The sensor analysis addresses the question: Given the constraints of the SRR what sensors are needed to perform the tasks needed for the SRR? Again, the additional question is: Can I get and make effective use of those sensors.
A more basic question is what is the purpose of the sensors? Without a more detailed analysis we do not know. But based on experience and some reflection on the overall problem we can outline a few fundamental requirements.
The list is surely incomplete but we can survey the available sensors and determine where they may be useful, and, can I make use of them.
Two sensors often used in robot, especially those outdoors, are accelerometers and gyroscopes. The accelerometer is a clear choice for detecting when the robot might tumble. (Mystic 2 in '13 rolled over because of a small slump on the side of a hill.) Unfortunately, it is more challenging to use for determining speed or direction as one would hope.
Similarly, one would expect a gyroscope to be useful for determining changes in bearing but so far my experience is not favorable. I will continue experimenting with them. Also, I have used inexpensive devices and it may be that more expensive may be usable.
Accelerometers and gyroscopes in combination are sometimes referred to as an Inertial Measurement Unit (IMU), although many IMUs also include a compass. The Phidgets device that I have contains all three sensors. For the competition I would need to satisfy the judges that the compass is not being used.
Some of the entrants have used lidar (a portmanteau of "light" and "radar) which uses a laser beam to measure the distance to objects. These tend to be expensive and, since they actually use infra-red, may be problematic in the bright sun. Entrants who used them have mixed comments, some finding them useful and others having sun light problems.
There is one hobby version from Miremadi that is a less expensive possibility. The designer indicates it works well in sunlight as long as the sun is not shining directly into the sensor. A lidar would be useful for obstacle detection.
A similar device is a Sharp IR sensor such as the GP2Y0A02. Again, since these use infra-red they are problematic outdoors. Teams that used them found them difficult to use for collision detection. They may be useful for other proximity measurements.
Wheel encoders are another typical sensor. The Dagu Wild Thumper chassis I am using does not have these on the motors but they are available special order, meaning costs a lot, from China. Encoders are problematic because wheels can slip, and often do outdoors, which makes the results inaccurate. I just have an aversion to them because of the potential problems, especially with a skid-steer system.
Vision is clearly one sensor that must be used in the challenge. I do not have a great understanding vision processing techniques. It may be hubris on my part to think I can address the problems that many researchers with greater experience are attempting to solve.
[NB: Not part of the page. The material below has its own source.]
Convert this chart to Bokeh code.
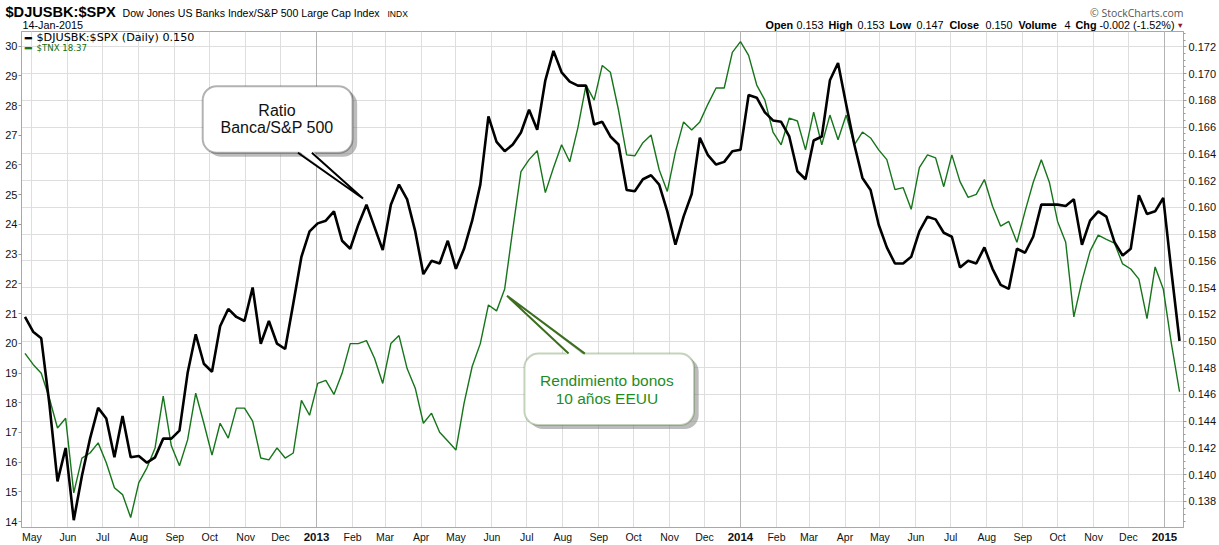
import pandas as pd
from bokeh.plotting import figure
from bokeh.layouts import column
from bokeh.models import (Range1d, LinearAxis, FixedTicker, PrintfTickFormatter, Grid,
                          Label, BoxAnnotation)
from bokeh.embed import file_html
from bokeh.resources import INLINE

# ---------------- data (weekly samples) ----------------
dates = pd.date_range("2012-04-25", periods=143, freq="7D")

ratio = [0.1518, 0.1507, 0.1502, 0.1453, 0.1395, 0.1420, 0.1366, 0.1399, 0.1427, 0.1450,
         0.1442, 0.1413, 0.1444, 0.1413, 0.1414, 0.1409, 0.1413, 0.1427, 0.1427, 0.1433,
         0.1476, 0.1505, 0.1483, 0.1477, 0.1511, 0.1524, 0.1518, 0.1515, 0.1540, 0.1498,
         0.1515, 0.1498, 0.1494, 0.1528, 0.1563, 0.1582, 0.1588, 0.1590, 0.1597, 0.1575,
         0.1569, 0.1587, 0.1602, 0.1585, 0.1568, 0.1602, 0.1617, 0.1606, 0.1582, 0.1550,
         0.1560, 0.1558, 0.1575, 0.1554, 0.1569, 0.1590, 0.1617, 0.1668, 0.1649, 0.1642,
         0.1647, 0.1656, 0.1673, 0.1658, 0.1695, 0.1717, 0.1701, 0.1694, 0.1691, 0.1691,
         0.1662, 0.1664, 0.1653, 0.1647, 0.1613, 0.1612, 0.1621, 0.1624, 0.1617, 0.1597,
         0.1572, 0.1593, 0.1610, 0.1652, 0.1639, 0.1632, 0.1634, 0.1642, 0.1643, 0.1684,
         0.1682, 0.1671, 0.1665, 0.1664, 0.1653, 0.1627, 0.1621, 0.1650, 0.1653, 0.1695,
         0.1708, 0.1677, 0.1647, 0.1622, 0.1613, 0.1587, 0.1570, 0.1558, 0.1558, 0.1563,
         0.1582, 0.1593, 0.1591, 0.1581, 0.1578, 0.1555, 0.1560, 0.1558, 0.1570, 0.1554,
         0.1542, 0.1539, 0.1569, 0.1566, 0.1578, 0.1602, 0.1602, 0.1602, 0.1601, 0.1606,
         0.1572, 0.1590, 0.1597, 0.1593, 0.1574, 0.1564, 0.1569, 0.1609, 0.1595, 0.1597,
         0.1607, 0.1552, 0.1500]

tnx = [19.66, 19.29, 18.99, 18.15, 17.15, 17.48, 14.97, 16.14, 16.31, 16.65,
       15.98, 15.14, 14.91, 14.14, 15.31, 15.81, 16.48, 18.22, 16.55, 15.88,
       16.75, 18.32, 17.31, 16.24, 17.31, 16.81, 17.82, 17.82, 17.38, 16.14,
       16.08, 16.48, 16.14, 16.31, 18.08, 17.58, 18.65, 18.75, 18.28, 18.99,
       19.99, 19.99, 20.09, 19.49, 18.65, 19.99, 20.26, 19.15, 18.49, 17.31,
       17.65, 17.01, 16.71, 16.41, 17.98, 19.22, 19.99, 21.29, 21.09, 21.83,
       23.84, 25.78, 26.18, 26.48, 25.07, 25.91, 26.68, 26.11, 27.25, 28.69,
       28.18, 29.35, 29.12, 27.85, 26.34, 26.31, 26.75, 27.01, 25.84, 25.11,
       26.44, 27.45, 27.18, 27.45, 28.05, 28.59, 28.59, 29.79, 30.15, 29.69,
       28.69, 28.18, 27.11, 26.68, 27.58, 27.48, 26.51, 27.78, 26.68, 27.68,
       26.85, 27.68, 26.68, 27.11, 26.91, 26.51, 26.18, 25.17, 25.24, 24.51,
       25.91, 26.34, 26.24, 25.27, 26.34, 25.44, 24.91, 25.01, 25.51, 24.61,
       23.94, 24.10, 23.40, 24.44, 25.41, 26.18, 25.41, 24.10, 23.40, 20.89,
       22.10, 23.10, 23.64, 23.50, 23.37, 22.67, 22.50, 22.16, 20.83, 22.57,
       21.83, 19.99, 18.37]

ratio_ticks = [0.138, 0.140, 0.142, 0.144, 0.146, 0.148, 0.150, 0.152, 0.154,
               0.156, 0.158, 0.160, 0.162, 0.164, 0.166, 0.168, 0.170, 0.172]
tnx_ticks = list(range(14, 31))
month_starts = pd.date_range("2012-05-01", "2015-01-01", freq="MS")
year_starts = [pd.Timestamp("2013-01-01"), pd.Timestamp("2014-01-01"), pd.Timestamp("2015-01-01")]

BLACK = "#000000"
GREEN = "#16751a"
GRID = "#dedede"
AXIS = "#a8a8a8"
FONT = "Liberation Sans"


def ms(s):
    return pd.Timestamp(s).timestamp() * 1000.0


# ---------------- header strip ----------------
hd = figure(width=1219, height=31, x_range=Range1d(0, 1219), y_range=Range1d(31, 0),
            x_axis_location=None, y_axis_location=None, output_backend="svg",
            toolbar_location=None, min_border=0, min_border_left=0, min_border_right=0,
            min_border_top=0, min_border_bottom=0, frame_align=False)
hd.outline_line_color = None
hd.background_fill_color = "white"
hd.border_fill_color = "white"
hd.grid.visible = False


def htxt(x, y, text, size, bold=False, color="#000000", align="left", font=FONT):
    hd.add_layout(Label(x=x, y=y, text=text, text_font=font, text_font_size=size,
                        text_font_style="bold" if bold else "normal",
                        text_color=color, text_align=align, text_baseline="middle"))


htxt(5, 11.5, "$DJUSBK:$SPX", "14.6px", bold=True)
htxt(122, 12.8, "Dow Jones US Banks Index/S&P 500 Large Cap Index", "10.6px")
htxt(387, 13.3, "INDX", "8.5px")
htxt(22, 24, "14-Jan-2015", "10.8px")
htxt(1183, 12.5, "\u00a9 StockCharts.com", "10.5px", color="#555555", align="right", font="Open Sans")
row = [(765, "Open", True), (796, "0.153", False), (828, "High", True), (857, "0.153", False),
       (889, "Low", True), (916, "0.147", False), (949, "Close", True), (985, "0.150", False),
       (1018, "Volume", True), (1064, "4", False), (1075, "Chg", True),
       (1099, "-0.002 (-1.52%)", False)]
for x, t, b in row:
    htxt(x, 24, t, "10.8px", bold=b)
htxt(1176, 24.5, "\u25bc", "7.5px", color="#8b1a2b")

# ---------------- main chart ----------------
p = figure(width=1219, height=514, x_axis_type="datetime", y_axis_location="right",
           x_range=Range1d(ms("2012-04-22"), ms("2015-01-17 10:00")),
           y_range=Range1d(0.136051, 0.173152),
           output_backend="svg", toolbar_location=None, frame_align=False,
           min_border_top=0, min_border_left=21, min_border_right=36, min_border_bottom=0)
p.background_fill_color = "white"
p.border_fill_color = "white"
p.outline_line_color = AXIS

ra = p.yaxis[0]
p.extra_y_ranges = {"tnx": Range1d(13.8027, 30.4916)}
left_axis = LinearAxis(y_range_name="tnx", ticker=FixedTicker(ticks=tnx_ticks),
                       formatter=PrintfTickFormatter(format="%d"))
p.add_layout(left_axis, "left")

minor = [0.1365 + 0.0005 * i for i in range(74)]
ra.ticker = FixedTicker(ticks=ratio_ticks, minor_ticks=minor)
ra.formatter = PrintfTickFormatter(format="%.3f")
ra.minor_tick_out = 2
ra.minor_tick_in = 0
ra.minor_tick_line_color = "#9a9a9a"
ra.major_tick_out = 3
ra.major_label_standoff = 2

left_axis.major_tick_out = 3
left_axis.minor_tick_out = 0
left_axis.minor_tick_in = 0
left_axis.major_label_standoff = 1

for ax in (ra, left_axis):
    ax.axis_line_color = AXIS
    ax.major_tick_line_color = "#9a9a9a"
    ax.major_tick_in = 0
    ax.major_label_text_font = FONT
    ax.major_label_text_font_size = "11px"
    ax.major_label_text_color = "#111111"

# x axis: months
xa = p.xaxis[0]
tick_ms = [ms(d) for d in month_starts]
xa.ticker = FixedTicker(ticks=tick_ms)
xa.major_label_overrides = {t: ("" if d.month == 1 else d.strftime("%b"))
                            for t, d in zip(tick_ms, month_starts)}
xa.axis_line_color = AXIS
xa.major_tick_out = 0
xa.major_tick_in = 0
xa.minor_tick_out = 0
xa.minor_tick_in = 0
xa.major_label_standoff = 3
xa.major_label_text_font = FONT
xa.major_label_text_font_size = "10.5px"
xa.major_label_text_color = "#111111"

# x axis: years in bold, pulled up onto the month row
year_ms = [ms(d) for d in year_starts]
ya = LinearAxis(ticker=FixedTicker(ticks=year_ms),
                major_label_overrides={t: str(d.year) for t, d in zip(year_ms, year_starts)})
ya.axis_line_color = None
ya.major_tick_line_color = None
ya.minor_tick_line_color = None
ya.major_tick_out = 0
ya.major_tick_in = 0
ya.major_label_standoff = -13
ya.major_label_text_font = FONT
ya.major_label_text_font_size = "11.5px"
ya.major_label_text_font_style = "bold"
ya.major_label_text_color = "#111111"
p.add_layout(ya, "below")

p.xgrid.grid_line_color = GRID
p.ygrid.grid_line_color = GRID
p.add_layout(Grid(dimension=0, ticker=FixedTicker(ticks=year_ms), grid_line_color="#b4b4b4"))

# ---------------- series ----------------
p.line(dates, tnx, y_range_name="tnx", line_color=GREEN, line_width=1.4)
p.line(dates, ratio, line_color=BLACK, line_width=2.6)


# legend entries inside the plot (canvas px; frame starts at x=21, y=0)
def ptxt(x, y, text, size, bold=False, color="#000000", font=FONT):
    p.add_layout(Label(x=x, y=y, x_units="canvas", y_units="canvas", text=text,
                       text_font=font, text_font_size=size,
                       text_font_style="bold" if bold else "normal",
                       text_color=color, text_align="left", text_baseline="middle"))


ptxt(24, 6, "\u2501", "11px", bold=True)
ptxt(36, 6, "$DJUSBK:$SPX (Daily) 0.150", "11.2px", font="DejaVu Sans")
ptxt(24, 16, "\u2501", "11px", bold=True, color=GREEN)
ptxt(36, 16, "$TNX 18.37", "8.6px", font="DejaVu Sans", color="#0e6e0e")


# ---------------- callouts ----------------
def callout(l, r, top, bot, edge, tail_base, tip, lines, text_x, text_color, border, size):
    dx = 4 * 86400000.0
    dy = 0.0003
    p.add_layout(BoxAnnotation(left=ms(l) + dx, right=ms(r) + dx, top=top - dy, bottom=bot - dy,
                               fill_color="#7a7a7a", fill_alpha=0.5, line_color=None,
                               border_radius=14))
    p.add_layout(BoxAnnotation(left=ms(l), right=ms(r), top=top, bottom=bot,
                               fill_color="white", fill_alpha=1.0, line_color=border,
                               line_width=2, border_radius=14))
    inside = 0.00018 if edge == bot else -0.00018
    bl, br = ms(tail_base[0]), ms(tail_base[1])
    tx, ty = ms(tip[0]), tip[1]
    p.patch([bl + dx, tx + dx, br + dx], [edge - dy, ty - dy, edge - dy],
            fill_color="#7a7a7a", fill_alpha=0.4, line_color=None, level="annotation")
    p.patch([bl, tx, br], [edge + inside, ty, edge + inside],
            fill_color="white", line_color=None, level="overlay")
    p.line([bl, tx, br], [edge, ty, edge], line_color=border, line_width=2, level="overlay")
    for (t, y) in lines:
        p.add_layout(Label(x=ms(text_x), y=y, text=t, text_align="center",
                           text_baseline="middle", text_font=FONT,
                           text_font_size=size, text_color=text_color))


callout("2012-09-25", "2013-02-01", 0.16906, 0.16408, 0.16408,
        ("2012-12-16", "2012-12-28"), ("2013-02-10", 0.16066),
        [("Ratio", 0.16728), ("Banca/S&P 500", 0.16594)], "2012-11-28", "#111111", "#000000",
        "16px")

callout("2013-06-29", "2013-11-22", 0.14906, 0.14371, 0.14906,
        ("2013-08-06", "2013-08-20"), ("2013-06-14", 0.15338),
        [("Rendimiento bonos", 0.14706), ("10 años EEUU", 0.14572)], "2013-09-08",
        "#1e8c1e", "#3b6e1e", "15.5px")

layout = column(hd, p, spacing=0)
open("out.html", "w").write(file_html(layout, INLINE))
The sensors above you can find mentioned in any good book on mobile robots. Here are some other possible sensors that might be constructed for the SRR.
Forrest M. Mims III developed a LED Sun Photometer that lead me to thinking about using the sun to determine the bearing of the robot. Since the robot has a clock it would be easy to determine the azimuth of the sun and from this calculate the bearing of the robot. I performed some experiments with this but time prevented refining this into a useful device. One team in 2012 attempted to use a similar device but reported that nearby buildings and trees in the park limited its usefulness.
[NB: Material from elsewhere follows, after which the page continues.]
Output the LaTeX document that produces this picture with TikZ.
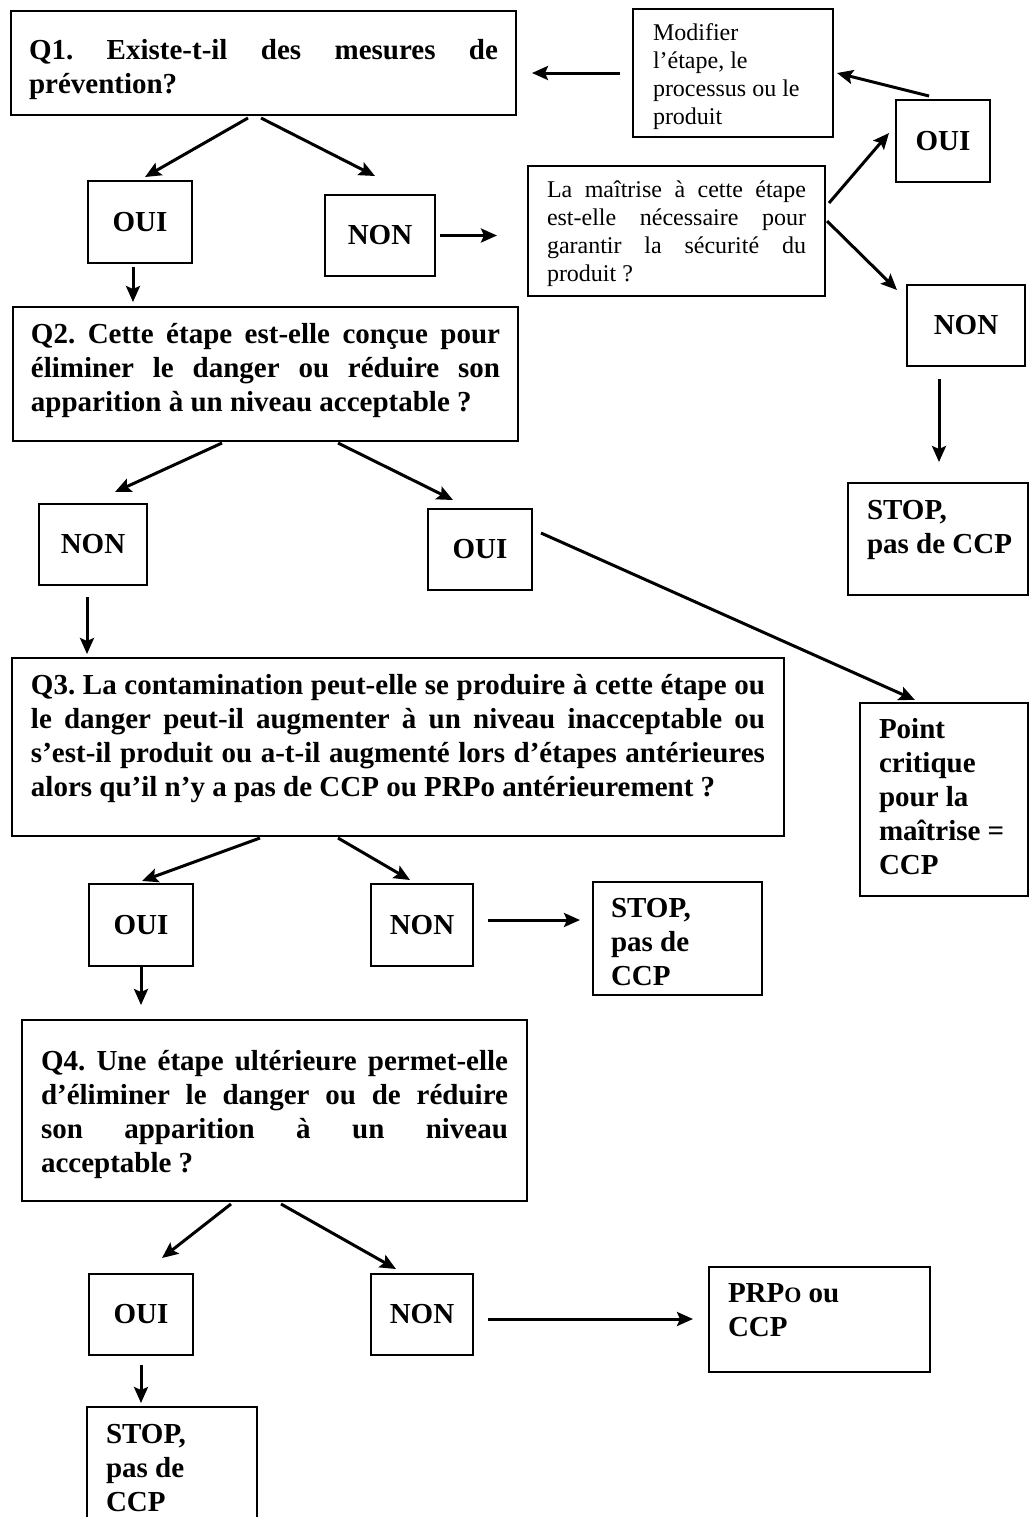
\documentclass[tikz,border=0pt]{standalone}
\usepackage{fontspec}
\setmainfont{Liberation Serif}
\usetikzlibrary{calc,arrows.meta,positioning}

\newcommand{\grasq}{\bfseries\fontsize{14.5}{17}\selectfont\frenchspacing}
\newcommand{\texten}{\fontsize{12}{14}\selectfont\frenchspacing}

\begin{document}
\begin{tikzpicture}[x=0.5pt,y=-0.5pt,
    cadre/.style={draw, line width=1pt, anchor=north west, inner ysep=0pt},
    question/.style={cadre, font=\grasq, align=justify},
    reponse/.style={cadre, font=\grasq, inner sep=0pt, align=center},
    fleche/.style={-{Stealth[length=8pt,width=7pt,inset=1.5pt]}, line width=1.5pt}]
        \clip (0,0) rectangle (1029,1517);

        % questions
        \node[question, text width=234.5pt, inner xsep=9pt, text height=24pt, text depth=28pt] (q1) at (10,10)
            {Q1. Existe-t-il des mesures de\linebreak prévention?};
        \node[question, text width=234.5pt, inner xsep=9pt, text height=18pt, text depth=49pt] (q2) at (12,306)
            {Q2. Cette étape est-elle conçue pour\linebreak éliminer le danger ou réduire son\linebreak apparition à un niveau acceptable~?};
        \node[question, text width=367pt, inner xsep=9.5pt, text height=18pt, text depth=71pt] (q3) at (11,657)
            {Q3. La contamination peut-elle se produire à cette étape ou\linebreak le danger peut-il augmenter à un niveau inacceptable ou\linebreak s’est-il produit ou a-t-il augmenté lors d’étapes antérieures\linebreak alors qu’il n’y a pas de CCP ou PRPo antérieurement~?};
        \node[question, text width=233.5pt, inner xsep=9.5pt, text height=25pt, text depth=65.5pt] (q4) at (21,1019)
            {Q4. Une étape ultérieure permet-elle\linebreak d’éliminer le danger ou de réduire\linebreak son apparition à un niveau\linebreak acceptable~?};

        % branche de droite
        \node[cadre, font=\texten, align=flush left, text width=80pt, inner xsep=10pt, text height=15.5pt, text depth=48.5pt] (modif) at (632,8)
            {Modifier\\l’étape, le\\processus ou le\\produit};
        \node[cadre, font=\texten, align=justify, text width=129.5pt, inner xsep=9.5pt, text height=15.5pt, text depth=49.5pt] (maitrise) at (527,165)
            {La maîtrise à cette étape\linebreak est-elle nécessaire pour\linebreak garantir la sécurité du\linebreak produit~?};
        \node[reponse, minimum width=47pt, minimum height=41pt] (ouiR) at (895,99) {OUI};
        \node[reponse, minimum width=59pt, minimum height=40.5pt] (nonR) at (906,284) {NON};
        \node[cadre, font=\grasq, align=flush left, text width=71pt, inner xsep=9.5pt, text height=18pt, text depth=38pt] (stopR) at (847,482)
            {STOP,\\\mbox{pas de CCP}};

        % reponses
        \node[reponse, minimum width=52pt, minimum height=41pt] (oui1) at (87,180) {OUI};
        \node[reponse, minimum width=55pt, minimum height=40.5pt] (non1) at (324,194) {NON};
        \node[reponse, minimum width=54pt, minimum height=40.5pt] (non2) at (38,503) {NON};
        \node[reponse, minimum width=52pt, minimum height=40.5pt] (oui2) at (427,508) {OUI};
        \node[reponse, minimum width=52pt, minimum height=41pt] (oui3) at (88,883) {OUI};
        \node[reponse, minimum width=51pt, minimum height=41pt] (non3) at (370,883) {NON};
        \node[reponse, minimum width=52pt, minimum height=40.5pt] (oui4) at (88,1273) {OUI};
        \node[reponse, minimum width=51pt, minimum height=40.5pt] (non4) at (370,1273) {NON};

        % issues
        \node[cadre, font=\grasq, align=flush left, text width=65pt, inner xsep=9.5pt, text height=17.5pt, text depth=79pt] (critique) at (859,702)
            {Point\\critique\\pour la\\\mbox{maîtrise =}\\CCP};
        \node[cadre, font=\grasq, align=flush left, text width=66.5pt, inner xsep=9pt, text height=17.5pt, text depth=39pt] (stop3) at (592,881)
            {STOP,\\pas de\\CCP};
        \node[cadre, font=\grasq, align=flush left, text width=91.5pt, inner xsep=9.5pt, text height=17.5pt, text depth=35pt] (prpo) at (708,1266)
            {PRP{\fontsize{11}{17}\selectfont O} ou\\CCP};
        \node[cadre, font=\grasq, align=flush left, text width=66pt, inner xsep=9.5pt, text height=18pt, text depth=44pt] (stop4) at (86,1406)
            {STOP,\\pas de\\CCP};

        % fleches
        \draw[fleche] ($(q1.south west)+(238,2)$) -- ($(oui1.north west)+(58,-3)$);
        \draw[fleche] ($(q1.south west)+(251,2)$) -- ($(non1.north west)+(51,-18)$);
        \draw[fleche] ($(non1.east)+(4,0)$) -- ($(non1.east -| maitrise.west)+(-30,0)$);
        \draw[fleche] ($(maitrise.north east)+(3,38)$) -- ($(ouiR.north west)+(-6,34)$);
        \draw[fleche] ($(maitrise.north east)+(1,56)$) -- ($(nonR.north west)+(-9,6)$);
        \draw[fleche] ($(ouiR.north west)+(34,-3)$) -- ($(modif.north east)+(3,65)$);
        \draw[fleche] ($(modif.north west)+(-12,65)$) -- ($(q1.north east)+(15,63)$);
        \draw[fleche] ($(nonR.south west)+(33,12)$) -- ($(stopR.north west)+(92,-20)$);
        \draw[fleche] ($(oui1.south west)+(46,3)$) -- ($(q2.north west)+(121,-4)$);
        \draw[fleche] ($(q2.south west)+(210,1)$) -- ($(non2.north west)+(77,-11)$);
        \draw[fleche] ($(q2.south west)+(326,1)$) -- ($(oui2.north west)+(26,-8)$);
        \draw[fleche] ($(non2.south west)+(49,11)$) -- ($(q3.north west)+(76,-3)$);
        \draw[fleche] ($(oui2.north east)+(8,25)$) -- ($(critique.north west)+(56,-2)$);
        \draw[fleche] ($(q3.south west)+(249,1)$) -- ($(oui3.north west)+(54,-2)$);
        \draw[fleche] ($(q3.south west)+(327,1)$) -- ($(non3.north west)+(40,-3)$);
        \draw[fleche] ($(non3.north east)+(14,37)$) -- ($(stop3.north west)+(-12,39)$);
        \draw[fleche] ($(oui3.south west)+(53,-1)$) -- ($(q4.north west)+(120,-14)$);
        \draw[fleche] ($(q4.south west)+(210,2)$) -- ($(oui4.north west)+(74,-15)$);
        \draw[fleche] ($(q4.south west)+(260,2)$) -- ($(non4.north west)+(26,-4)$);
        \draw[fleche] ($(non4.north east)+(14,46)$) -- ($(prpo.north west)+(-15,53)$);
        \draw[fleche] ($(oui4.south west)+(53,9)$) -- ($(stop4.north west)+(55,-3)$);
\end{tikzpicture}
\end{document}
An alternative approach is to use the camera to detect the sun by locating the brightest area in the sky.
Obviously both these approaches are challenged by trees, buildings, and clouds. The use of UV LEDs, or photodiodes, might eliminate the clouds as a challenge.
I also considered using the radio signal generated by the sun. The sun outputs a tremendous radio-frequency (RF) signal. Much of this is blocked by the atmosphere but frequencies around 2.5 Ghz, same as WiFi, pass through. One difficulty I encountered was finding a receiver design. I also determined that a directional antenna sufficient to locate the sun's position would be larger than my rovers could manage.
Another idea, somewhat related to vision, is the use of an optical mouse with a lens that focuses on the ground. The mouse measures the movement of the ground under the rover. This provides a measurement of the rovers movement.
The rovers need to communicate with one another using WiFi. The home beacon has a WiFi router to enable this information sharing. The WiFi signal strength from the router is proportional to the distance to the rover. It might also be possible to measure the bearing to the router. This information combined might provide information about the location of the rover. Possible problems are reflections from buildings, other interfering WiFi signals, and insufficient correlation between the signal strength and distance.
The answer to the main questions are still open to a large extent. It is clear that vision processing is critical to meeting the challenge. Almost all the requirements listed above involve vision processing. There are a couple that can be addressed with a reliable IMU but even they benefit from vision processing.
Can I use these sensors? For most of them the answer is I can. As for vision processing, I will accept the challenge of learning it.